Der Verein existiert seit über 40 Jahren, schafft Räume für Begegnungen, organisiert Ausstellungen, Lesungen und vieles mehr. „Queere Menschen fallen hier immer noch besonders auf und erfahren durchaus auch Diskriminierung, sei es im beruflichen Kontext, im öffentlichen Leben oder auch im privaten Umfeld“, so die Vorstandsfrauen des Belladonna auf SÜDKURIER-Nachfrage. Den Vereinen und Gruppen der queeren Szene fehle es in Konstanz darüber hinaus an finanziellen Mitteln, so die Verantwortlichen. „Alle Vereine arbeiten ehrenamtlich und ihre Strukturen sind eher fragil, sie erhalten nur geringe Zuschüsse.“
Die Kneipenszene für queere Menschen sei in der Vergangenheit lebendiger gewesen, bestätigen die Vorstandsfrauen. Möglicherweise habe sich die Akzeptanz dahingehend verbessert, dass queere Menschen sich nicht mehr verstecken müssen. „Gleichzeitig ist es aber auch ein Verlust, zum Beispiel für Menschen, die ihre queere Identität gerade erst entdecken und Gleichgesinnte suchen“, so der Verein.

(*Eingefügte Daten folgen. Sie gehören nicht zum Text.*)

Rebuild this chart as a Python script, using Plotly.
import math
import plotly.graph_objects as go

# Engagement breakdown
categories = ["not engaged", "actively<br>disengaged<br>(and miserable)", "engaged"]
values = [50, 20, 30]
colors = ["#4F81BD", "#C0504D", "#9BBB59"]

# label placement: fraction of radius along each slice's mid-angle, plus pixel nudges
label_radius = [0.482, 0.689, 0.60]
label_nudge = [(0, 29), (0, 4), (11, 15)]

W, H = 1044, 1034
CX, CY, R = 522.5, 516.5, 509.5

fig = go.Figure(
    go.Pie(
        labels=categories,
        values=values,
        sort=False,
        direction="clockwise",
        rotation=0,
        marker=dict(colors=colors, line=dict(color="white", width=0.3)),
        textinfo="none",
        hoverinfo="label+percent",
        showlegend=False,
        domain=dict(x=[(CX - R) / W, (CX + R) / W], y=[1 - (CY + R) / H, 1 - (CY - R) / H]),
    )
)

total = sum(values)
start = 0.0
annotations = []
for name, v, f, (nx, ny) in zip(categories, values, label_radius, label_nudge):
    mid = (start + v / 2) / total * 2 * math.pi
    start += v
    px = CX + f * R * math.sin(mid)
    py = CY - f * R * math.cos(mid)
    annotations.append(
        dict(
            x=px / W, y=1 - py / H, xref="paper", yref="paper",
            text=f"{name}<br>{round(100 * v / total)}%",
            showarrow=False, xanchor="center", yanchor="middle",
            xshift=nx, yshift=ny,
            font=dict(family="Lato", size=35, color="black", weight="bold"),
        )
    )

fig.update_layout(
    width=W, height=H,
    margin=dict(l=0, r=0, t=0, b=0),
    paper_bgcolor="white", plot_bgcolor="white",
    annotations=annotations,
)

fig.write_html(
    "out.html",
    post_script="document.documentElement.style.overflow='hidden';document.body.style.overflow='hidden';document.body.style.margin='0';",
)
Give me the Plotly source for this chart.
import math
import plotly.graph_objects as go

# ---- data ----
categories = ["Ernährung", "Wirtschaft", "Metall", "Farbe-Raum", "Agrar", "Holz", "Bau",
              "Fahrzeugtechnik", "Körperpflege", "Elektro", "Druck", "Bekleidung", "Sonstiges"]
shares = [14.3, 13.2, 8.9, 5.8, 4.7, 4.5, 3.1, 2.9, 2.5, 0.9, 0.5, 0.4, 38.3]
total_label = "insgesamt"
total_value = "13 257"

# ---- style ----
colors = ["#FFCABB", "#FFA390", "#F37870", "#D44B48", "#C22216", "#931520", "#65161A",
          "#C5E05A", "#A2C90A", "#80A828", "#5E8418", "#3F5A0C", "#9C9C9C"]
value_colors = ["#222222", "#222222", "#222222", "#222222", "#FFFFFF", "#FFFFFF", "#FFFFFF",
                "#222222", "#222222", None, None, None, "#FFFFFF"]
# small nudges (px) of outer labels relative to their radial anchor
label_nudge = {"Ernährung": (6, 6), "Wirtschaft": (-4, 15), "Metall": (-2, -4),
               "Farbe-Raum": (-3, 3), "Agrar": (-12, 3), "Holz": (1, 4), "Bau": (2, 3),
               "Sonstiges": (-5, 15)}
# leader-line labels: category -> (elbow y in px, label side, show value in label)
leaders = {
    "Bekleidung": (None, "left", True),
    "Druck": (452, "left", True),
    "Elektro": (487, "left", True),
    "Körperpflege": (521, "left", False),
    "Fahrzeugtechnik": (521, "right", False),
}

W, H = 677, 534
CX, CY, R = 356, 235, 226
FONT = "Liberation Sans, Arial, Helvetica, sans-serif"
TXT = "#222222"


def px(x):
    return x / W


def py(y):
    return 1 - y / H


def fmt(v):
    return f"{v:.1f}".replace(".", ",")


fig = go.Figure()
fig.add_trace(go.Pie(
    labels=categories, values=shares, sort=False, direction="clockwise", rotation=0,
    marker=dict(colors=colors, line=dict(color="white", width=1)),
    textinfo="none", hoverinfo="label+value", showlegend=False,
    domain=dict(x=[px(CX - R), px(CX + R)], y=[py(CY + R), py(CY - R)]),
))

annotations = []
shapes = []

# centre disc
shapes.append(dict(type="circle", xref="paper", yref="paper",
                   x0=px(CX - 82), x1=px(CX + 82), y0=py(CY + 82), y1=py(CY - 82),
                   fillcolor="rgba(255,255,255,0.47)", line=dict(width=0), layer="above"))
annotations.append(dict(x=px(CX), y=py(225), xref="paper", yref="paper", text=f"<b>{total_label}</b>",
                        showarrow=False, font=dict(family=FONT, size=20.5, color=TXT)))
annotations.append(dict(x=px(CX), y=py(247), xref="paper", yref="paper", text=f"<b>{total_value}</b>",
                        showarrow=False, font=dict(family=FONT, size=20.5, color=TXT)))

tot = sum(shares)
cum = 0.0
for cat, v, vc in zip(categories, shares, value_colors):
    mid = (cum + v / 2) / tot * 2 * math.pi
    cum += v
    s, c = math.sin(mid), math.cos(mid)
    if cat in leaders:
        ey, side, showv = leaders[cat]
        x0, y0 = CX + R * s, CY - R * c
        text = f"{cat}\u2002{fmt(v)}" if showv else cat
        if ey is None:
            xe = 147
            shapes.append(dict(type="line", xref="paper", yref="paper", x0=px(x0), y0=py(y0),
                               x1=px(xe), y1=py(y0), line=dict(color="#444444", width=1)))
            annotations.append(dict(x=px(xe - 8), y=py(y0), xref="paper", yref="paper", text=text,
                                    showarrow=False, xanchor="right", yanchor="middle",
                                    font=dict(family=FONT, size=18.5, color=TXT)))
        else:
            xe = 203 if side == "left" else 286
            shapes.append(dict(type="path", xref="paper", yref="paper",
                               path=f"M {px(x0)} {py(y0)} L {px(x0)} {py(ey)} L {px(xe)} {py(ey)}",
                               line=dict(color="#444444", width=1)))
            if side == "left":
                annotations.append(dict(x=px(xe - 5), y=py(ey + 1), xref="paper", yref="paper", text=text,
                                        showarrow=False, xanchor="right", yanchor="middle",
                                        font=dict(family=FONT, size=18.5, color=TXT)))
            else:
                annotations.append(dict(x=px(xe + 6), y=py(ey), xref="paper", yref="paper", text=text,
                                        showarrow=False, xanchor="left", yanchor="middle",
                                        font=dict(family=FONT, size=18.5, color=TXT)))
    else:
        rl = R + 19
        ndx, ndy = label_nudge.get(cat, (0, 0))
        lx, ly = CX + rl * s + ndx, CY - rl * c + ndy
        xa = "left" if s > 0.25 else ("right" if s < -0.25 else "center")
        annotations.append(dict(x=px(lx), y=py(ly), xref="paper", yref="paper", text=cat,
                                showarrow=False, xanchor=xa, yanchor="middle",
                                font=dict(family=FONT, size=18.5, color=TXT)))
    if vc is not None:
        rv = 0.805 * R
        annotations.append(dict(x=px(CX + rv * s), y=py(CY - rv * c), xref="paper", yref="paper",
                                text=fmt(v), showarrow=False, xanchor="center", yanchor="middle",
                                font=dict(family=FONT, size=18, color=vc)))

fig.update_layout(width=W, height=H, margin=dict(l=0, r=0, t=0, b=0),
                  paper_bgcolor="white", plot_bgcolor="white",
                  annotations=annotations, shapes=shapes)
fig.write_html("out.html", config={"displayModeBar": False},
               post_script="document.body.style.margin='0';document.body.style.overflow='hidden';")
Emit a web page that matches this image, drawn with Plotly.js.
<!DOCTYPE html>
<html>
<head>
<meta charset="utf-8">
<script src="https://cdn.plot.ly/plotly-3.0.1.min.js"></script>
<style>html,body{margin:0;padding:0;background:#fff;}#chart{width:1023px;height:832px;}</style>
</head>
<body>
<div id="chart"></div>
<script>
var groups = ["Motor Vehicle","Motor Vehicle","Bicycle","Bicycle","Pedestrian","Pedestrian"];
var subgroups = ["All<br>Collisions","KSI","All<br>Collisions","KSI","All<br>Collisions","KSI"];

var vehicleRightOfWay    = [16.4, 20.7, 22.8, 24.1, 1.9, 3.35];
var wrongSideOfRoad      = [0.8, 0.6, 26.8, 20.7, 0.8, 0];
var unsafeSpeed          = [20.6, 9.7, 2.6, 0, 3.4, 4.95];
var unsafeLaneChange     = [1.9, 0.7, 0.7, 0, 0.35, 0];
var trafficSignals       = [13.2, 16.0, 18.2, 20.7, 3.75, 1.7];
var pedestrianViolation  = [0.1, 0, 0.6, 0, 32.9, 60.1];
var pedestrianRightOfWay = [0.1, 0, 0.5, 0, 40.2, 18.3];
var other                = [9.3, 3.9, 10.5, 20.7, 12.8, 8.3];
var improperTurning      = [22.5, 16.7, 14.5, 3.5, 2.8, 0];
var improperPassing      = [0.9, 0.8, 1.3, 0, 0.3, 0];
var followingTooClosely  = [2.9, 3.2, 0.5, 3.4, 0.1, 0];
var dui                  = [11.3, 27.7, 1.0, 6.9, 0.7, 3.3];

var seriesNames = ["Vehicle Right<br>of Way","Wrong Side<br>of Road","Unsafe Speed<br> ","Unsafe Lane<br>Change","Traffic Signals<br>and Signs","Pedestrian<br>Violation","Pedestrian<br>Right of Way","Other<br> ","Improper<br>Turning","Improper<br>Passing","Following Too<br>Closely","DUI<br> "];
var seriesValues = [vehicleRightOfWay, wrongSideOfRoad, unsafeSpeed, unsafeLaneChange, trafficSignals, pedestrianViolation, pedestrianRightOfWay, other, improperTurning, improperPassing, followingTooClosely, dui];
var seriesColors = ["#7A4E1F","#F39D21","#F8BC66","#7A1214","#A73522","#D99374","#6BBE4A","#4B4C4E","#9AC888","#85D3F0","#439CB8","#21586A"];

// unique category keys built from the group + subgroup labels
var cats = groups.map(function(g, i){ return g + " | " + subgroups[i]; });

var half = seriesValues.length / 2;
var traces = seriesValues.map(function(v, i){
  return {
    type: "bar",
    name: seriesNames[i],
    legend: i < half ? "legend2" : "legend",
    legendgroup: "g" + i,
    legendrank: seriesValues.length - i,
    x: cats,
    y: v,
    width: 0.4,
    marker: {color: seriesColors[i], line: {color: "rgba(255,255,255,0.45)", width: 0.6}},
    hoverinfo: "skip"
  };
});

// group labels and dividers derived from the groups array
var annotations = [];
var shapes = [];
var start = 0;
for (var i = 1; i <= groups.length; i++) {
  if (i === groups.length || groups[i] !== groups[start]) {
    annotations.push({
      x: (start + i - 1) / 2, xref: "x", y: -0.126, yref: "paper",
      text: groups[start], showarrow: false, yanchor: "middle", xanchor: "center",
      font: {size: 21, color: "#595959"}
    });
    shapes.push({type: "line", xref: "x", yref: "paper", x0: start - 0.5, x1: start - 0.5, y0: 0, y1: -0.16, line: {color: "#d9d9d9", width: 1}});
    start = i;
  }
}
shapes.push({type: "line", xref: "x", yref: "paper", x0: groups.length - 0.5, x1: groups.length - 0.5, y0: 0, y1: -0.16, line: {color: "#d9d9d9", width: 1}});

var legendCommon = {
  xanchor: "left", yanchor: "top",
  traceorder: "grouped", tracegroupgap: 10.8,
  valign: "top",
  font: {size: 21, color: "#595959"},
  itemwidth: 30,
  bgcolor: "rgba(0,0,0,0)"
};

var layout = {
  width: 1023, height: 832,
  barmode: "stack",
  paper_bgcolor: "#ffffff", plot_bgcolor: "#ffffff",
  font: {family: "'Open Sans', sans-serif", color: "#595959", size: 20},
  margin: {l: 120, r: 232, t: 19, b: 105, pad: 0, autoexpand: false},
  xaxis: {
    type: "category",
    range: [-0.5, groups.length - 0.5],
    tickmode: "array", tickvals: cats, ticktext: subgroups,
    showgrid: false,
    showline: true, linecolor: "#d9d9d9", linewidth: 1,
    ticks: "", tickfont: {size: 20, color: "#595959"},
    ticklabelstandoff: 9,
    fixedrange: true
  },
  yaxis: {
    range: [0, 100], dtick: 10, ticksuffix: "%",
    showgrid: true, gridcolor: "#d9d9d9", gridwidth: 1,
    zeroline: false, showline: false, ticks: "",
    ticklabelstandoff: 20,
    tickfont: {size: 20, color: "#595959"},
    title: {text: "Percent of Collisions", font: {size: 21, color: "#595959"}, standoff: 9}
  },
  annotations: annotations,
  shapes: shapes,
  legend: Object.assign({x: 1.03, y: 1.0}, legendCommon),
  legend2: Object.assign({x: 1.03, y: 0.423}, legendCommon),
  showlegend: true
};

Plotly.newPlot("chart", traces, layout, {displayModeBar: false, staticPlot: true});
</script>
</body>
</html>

Wie kann man queere Menschen als Außenstehender unterstützen?
„Freundlicher offener Umgang ohne Vorverurteilungen hinter vorgehaltener Hand“, lautet die Antwort der Belladonna Vorstandsfrauen auf die Frage, wie man queere Menschen als Außenstehender unterstützen kann. Ähnliches schreiben die Mitglieder von QuAK: „Sei respektvoll, gefühlvoll, offen und setze dich für uns ein.“ Auf bestimmtes Verhalten, etwa abwertende Blicke oder Anstarren, sollte man achten und andere Menschen darauf hinweisen. Ein weiterer Hinweis: „Versuche dich zuerst selbständig zu queeren Themen zu informieren, bevor du queere Menschen fragst.“
Michael Saur gibt zusätzlich zu bedenken, dass etwa Fragen nach Familienplanung für queere Menschen mit anderen Lebensmodellen unangenehm sein können. Und Burkhard Lehner weist darauf hin, dass man nicht vom Aussehen von Menschen auf ihr Geschlecht schließen sollte. Er schreibe inzwischen etwa E-Mails ohne die Wörter „Herr“ oder „Frau“ in der Anrede, um niemandem das falsche Geschlecht zuzuordnen.